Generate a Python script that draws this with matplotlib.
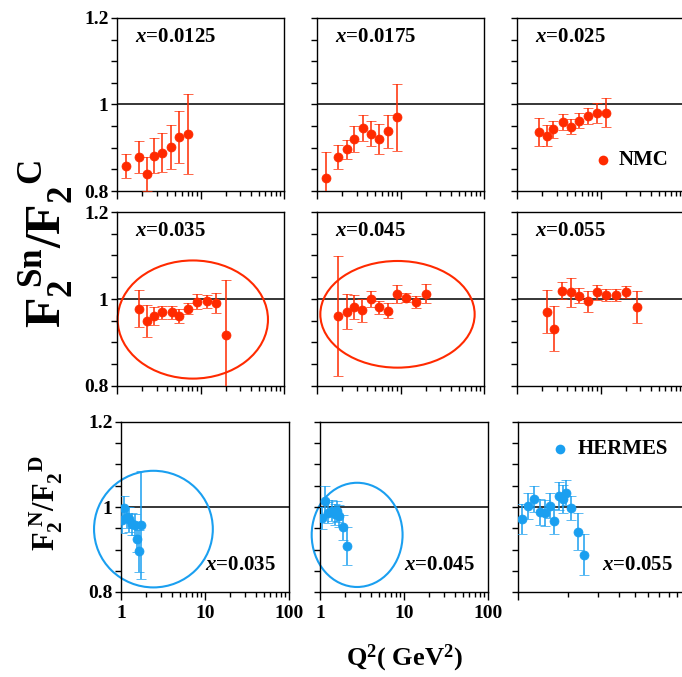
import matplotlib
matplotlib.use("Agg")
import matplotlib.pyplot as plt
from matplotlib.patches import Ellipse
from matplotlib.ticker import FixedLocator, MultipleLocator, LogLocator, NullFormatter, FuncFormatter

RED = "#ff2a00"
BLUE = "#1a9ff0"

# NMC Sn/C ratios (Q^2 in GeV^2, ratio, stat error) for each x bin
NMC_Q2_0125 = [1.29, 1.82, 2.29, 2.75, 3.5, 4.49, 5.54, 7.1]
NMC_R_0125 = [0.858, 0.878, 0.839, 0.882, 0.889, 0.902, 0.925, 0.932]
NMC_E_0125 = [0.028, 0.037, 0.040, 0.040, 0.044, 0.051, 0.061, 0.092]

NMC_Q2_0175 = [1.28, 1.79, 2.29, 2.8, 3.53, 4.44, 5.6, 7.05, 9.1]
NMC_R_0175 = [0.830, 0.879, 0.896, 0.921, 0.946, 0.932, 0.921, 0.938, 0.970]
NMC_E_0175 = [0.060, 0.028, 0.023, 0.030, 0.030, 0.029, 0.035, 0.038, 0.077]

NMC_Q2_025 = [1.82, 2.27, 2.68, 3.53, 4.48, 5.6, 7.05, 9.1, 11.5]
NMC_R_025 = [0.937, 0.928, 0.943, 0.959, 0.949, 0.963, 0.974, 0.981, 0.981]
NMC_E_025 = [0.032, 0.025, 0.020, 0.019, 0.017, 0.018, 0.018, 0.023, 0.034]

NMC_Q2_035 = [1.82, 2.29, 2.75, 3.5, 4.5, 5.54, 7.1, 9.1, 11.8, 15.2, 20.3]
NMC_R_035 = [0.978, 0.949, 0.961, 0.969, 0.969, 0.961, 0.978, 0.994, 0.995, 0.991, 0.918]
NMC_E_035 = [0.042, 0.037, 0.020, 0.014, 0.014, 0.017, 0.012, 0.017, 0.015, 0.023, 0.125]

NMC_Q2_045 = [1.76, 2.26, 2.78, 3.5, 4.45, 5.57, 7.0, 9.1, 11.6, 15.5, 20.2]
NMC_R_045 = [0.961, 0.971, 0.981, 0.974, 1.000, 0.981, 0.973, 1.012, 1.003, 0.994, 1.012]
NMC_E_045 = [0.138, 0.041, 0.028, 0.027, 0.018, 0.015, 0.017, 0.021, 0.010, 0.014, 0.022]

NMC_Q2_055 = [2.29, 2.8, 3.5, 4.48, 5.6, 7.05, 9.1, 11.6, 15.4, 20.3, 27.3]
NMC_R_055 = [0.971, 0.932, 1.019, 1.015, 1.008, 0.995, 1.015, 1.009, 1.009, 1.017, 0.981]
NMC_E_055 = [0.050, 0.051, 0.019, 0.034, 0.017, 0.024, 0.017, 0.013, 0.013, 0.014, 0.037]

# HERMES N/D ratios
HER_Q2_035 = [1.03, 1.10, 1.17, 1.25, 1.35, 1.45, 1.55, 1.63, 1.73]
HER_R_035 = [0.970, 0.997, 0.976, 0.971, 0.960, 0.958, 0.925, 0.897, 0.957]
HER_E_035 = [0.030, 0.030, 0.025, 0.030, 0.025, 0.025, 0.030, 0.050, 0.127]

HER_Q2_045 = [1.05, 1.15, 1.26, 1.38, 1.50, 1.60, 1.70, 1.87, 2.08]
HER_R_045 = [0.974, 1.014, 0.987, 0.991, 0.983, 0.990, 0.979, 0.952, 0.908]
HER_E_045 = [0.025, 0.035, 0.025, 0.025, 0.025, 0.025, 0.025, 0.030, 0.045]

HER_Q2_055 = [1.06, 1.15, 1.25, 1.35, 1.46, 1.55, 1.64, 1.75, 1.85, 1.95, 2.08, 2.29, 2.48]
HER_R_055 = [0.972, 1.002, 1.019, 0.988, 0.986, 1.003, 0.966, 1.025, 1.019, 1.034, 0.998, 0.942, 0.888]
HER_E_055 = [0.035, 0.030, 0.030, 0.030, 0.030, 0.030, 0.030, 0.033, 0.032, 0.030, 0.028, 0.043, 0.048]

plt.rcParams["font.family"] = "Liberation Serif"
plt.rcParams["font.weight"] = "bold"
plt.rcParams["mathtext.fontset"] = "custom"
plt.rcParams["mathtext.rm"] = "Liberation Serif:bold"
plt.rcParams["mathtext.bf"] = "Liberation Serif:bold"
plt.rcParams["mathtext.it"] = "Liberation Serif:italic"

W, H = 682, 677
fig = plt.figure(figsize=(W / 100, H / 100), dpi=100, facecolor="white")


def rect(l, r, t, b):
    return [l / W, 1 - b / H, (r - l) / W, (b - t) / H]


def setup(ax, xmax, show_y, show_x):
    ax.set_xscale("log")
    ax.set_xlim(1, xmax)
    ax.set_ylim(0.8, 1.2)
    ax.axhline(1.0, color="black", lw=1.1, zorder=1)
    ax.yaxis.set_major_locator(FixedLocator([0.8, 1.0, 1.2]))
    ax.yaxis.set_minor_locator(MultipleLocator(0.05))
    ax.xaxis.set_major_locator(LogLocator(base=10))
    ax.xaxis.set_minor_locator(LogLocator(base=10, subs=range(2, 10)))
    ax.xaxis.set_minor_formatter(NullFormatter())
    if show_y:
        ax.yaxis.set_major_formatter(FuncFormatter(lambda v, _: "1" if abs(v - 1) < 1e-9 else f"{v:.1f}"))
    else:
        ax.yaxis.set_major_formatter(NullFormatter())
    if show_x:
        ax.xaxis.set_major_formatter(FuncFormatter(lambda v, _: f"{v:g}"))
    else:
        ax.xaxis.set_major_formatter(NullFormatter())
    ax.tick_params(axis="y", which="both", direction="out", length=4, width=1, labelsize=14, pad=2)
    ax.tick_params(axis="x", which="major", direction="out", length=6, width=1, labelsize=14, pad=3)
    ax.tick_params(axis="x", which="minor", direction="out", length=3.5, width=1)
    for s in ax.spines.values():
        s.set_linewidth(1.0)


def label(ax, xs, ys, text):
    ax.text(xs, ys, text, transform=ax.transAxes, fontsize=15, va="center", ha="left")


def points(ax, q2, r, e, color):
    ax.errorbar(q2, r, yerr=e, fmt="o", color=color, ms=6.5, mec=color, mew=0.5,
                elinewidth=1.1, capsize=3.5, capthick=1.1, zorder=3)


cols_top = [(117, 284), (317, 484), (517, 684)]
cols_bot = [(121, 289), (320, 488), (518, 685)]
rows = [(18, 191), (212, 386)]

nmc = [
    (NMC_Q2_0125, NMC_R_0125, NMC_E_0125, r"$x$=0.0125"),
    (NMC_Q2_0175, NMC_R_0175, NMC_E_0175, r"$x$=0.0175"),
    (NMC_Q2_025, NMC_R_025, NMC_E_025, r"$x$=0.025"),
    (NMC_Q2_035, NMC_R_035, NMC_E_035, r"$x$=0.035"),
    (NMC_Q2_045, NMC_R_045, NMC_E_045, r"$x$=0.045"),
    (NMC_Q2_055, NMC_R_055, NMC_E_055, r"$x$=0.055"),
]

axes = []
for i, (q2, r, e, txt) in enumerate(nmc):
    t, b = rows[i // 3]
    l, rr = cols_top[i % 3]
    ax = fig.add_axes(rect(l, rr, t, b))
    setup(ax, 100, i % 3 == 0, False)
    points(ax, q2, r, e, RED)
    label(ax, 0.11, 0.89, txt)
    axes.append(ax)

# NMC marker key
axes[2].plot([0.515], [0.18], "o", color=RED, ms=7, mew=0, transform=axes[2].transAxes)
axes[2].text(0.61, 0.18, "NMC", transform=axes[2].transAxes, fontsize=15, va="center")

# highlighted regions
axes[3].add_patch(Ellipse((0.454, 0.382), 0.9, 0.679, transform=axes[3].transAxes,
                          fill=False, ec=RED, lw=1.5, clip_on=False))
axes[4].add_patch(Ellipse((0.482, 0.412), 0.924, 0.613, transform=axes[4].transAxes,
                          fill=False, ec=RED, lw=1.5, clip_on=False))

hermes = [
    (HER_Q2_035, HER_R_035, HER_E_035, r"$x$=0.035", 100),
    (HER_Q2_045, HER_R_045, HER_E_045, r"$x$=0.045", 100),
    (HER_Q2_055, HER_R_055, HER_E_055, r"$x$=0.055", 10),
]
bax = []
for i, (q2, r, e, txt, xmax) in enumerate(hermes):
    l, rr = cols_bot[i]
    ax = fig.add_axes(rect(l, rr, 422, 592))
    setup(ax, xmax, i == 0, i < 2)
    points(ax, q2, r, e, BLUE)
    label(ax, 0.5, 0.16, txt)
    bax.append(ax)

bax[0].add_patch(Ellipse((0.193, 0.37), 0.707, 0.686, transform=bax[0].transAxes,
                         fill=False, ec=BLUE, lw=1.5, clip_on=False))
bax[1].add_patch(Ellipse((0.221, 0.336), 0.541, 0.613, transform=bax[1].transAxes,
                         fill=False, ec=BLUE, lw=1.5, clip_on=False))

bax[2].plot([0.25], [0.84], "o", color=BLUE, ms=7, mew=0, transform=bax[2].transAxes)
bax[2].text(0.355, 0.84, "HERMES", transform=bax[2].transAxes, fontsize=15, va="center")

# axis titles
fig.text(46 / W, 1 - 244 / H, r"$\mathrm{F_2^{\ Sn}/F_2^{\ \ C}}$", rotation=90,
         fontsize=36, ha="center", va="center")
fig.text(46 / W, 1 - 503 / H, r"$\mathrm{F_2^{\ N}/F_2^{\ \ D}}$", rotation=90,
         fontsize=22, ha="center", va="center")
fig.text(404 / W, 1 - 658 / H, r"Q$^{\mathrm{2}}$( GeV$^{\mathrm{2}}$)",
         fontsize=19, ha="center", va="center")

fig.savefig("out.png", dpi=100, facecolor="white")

::::::::::

Leave the pictures out and please restate exactly the lines running from the start of the material through the one with "0.010, 0.014, 0.022]".

Generate a Python script that draws this with matplotlib.
import matplotlib
matplotlib.use("Agg")
import matplotlib.pyplot as plt
from matplotlib.patches import Ellipse
from matplotlib.ticker import FixedLocator, MultipleLocator, LogLocator, NullFormatter, FuncFormatter

RED = "#ff2a00"
BLUE = "#1a9ff0"

# NMC Sn/C ratios (Q^2 in GeV^2, ratio, stat error) for each x bin
NMC_Q2_0125 = [1.29, 1.82, 2.29, 2.75, 3.5, 4.49, 5.54, 7.1]
NMC_R_0125 = [0.858, 0.878, 0.839, 0.882, 0.889, 0.902, 0.925, 0.932]
NMC_E_0125 = [0.028, 0.037, 0.040, 0.040, 0.044, 0.051, 0.061, 0.092]

NMC_Q2_0175 = [1.28, 1.79, 2.29, 2.8, 3.53, 4.44, 5.6, 7.05, 9.1]
NMC_R_0175 = [0.830, 0.879, 0.896, 0.921, 0.946, 0.932, 0.921, 0.938, 0.970]
NMC_E_0175 = [0.060, 0.028, 0.023, 0.030, 0.030, 0.029, 0.035, 0.038, 0.077]

NMC_Q2_025 = [1.82, 2.27, 2.68, 3.53, 4.48, 5.6, 7.05, 9.1, 11.5]
NMC_R_025 = [0.937, 0.928, 0.943, 0.959, 0.949, 0.963, 0.974, 0.981, 0.981]
NMC_E_025 = [0.032, 0.025, 0.020, 0.019, 0.017, 0.018, 0.018, 0.023, 0.034]

NMC_Q2_035 = [1.82, 2.29, 2.75, 3.5, 4.5, 5.54, 7.1, 9.1, 11.8, 15.2, 20.3]
NMC_R_035 = [0.978, 0.949, 0.961, 0.969, 0.969, 0.961, 0.978, 0.994, 0.995, 0.991, 0.918]
NMC_E_035 = [0.042, 0.037, 0.020, 0.014, 0.014, 0.017, 0.012, 0.017, 0.015, 0.023, 0.125]

NMC_Q2_045 = [1.76, 2.26, 2.78, 3.5, 4.45, 5.57, 7.0, 9.1, 11.6, 15.5, 20.2]
NMC_R_045 = [0.961, 0.971, 0.981, 0.974, 1.000, 0.981, 0.973, 1.012, 1.003, 0.994, 1.012]
NMC_E_045 = [0.138, 0.041, 0.028, 0.027, 0.018, 0.015, 0.017, 0.021, 0.010, 0.014, 0.022]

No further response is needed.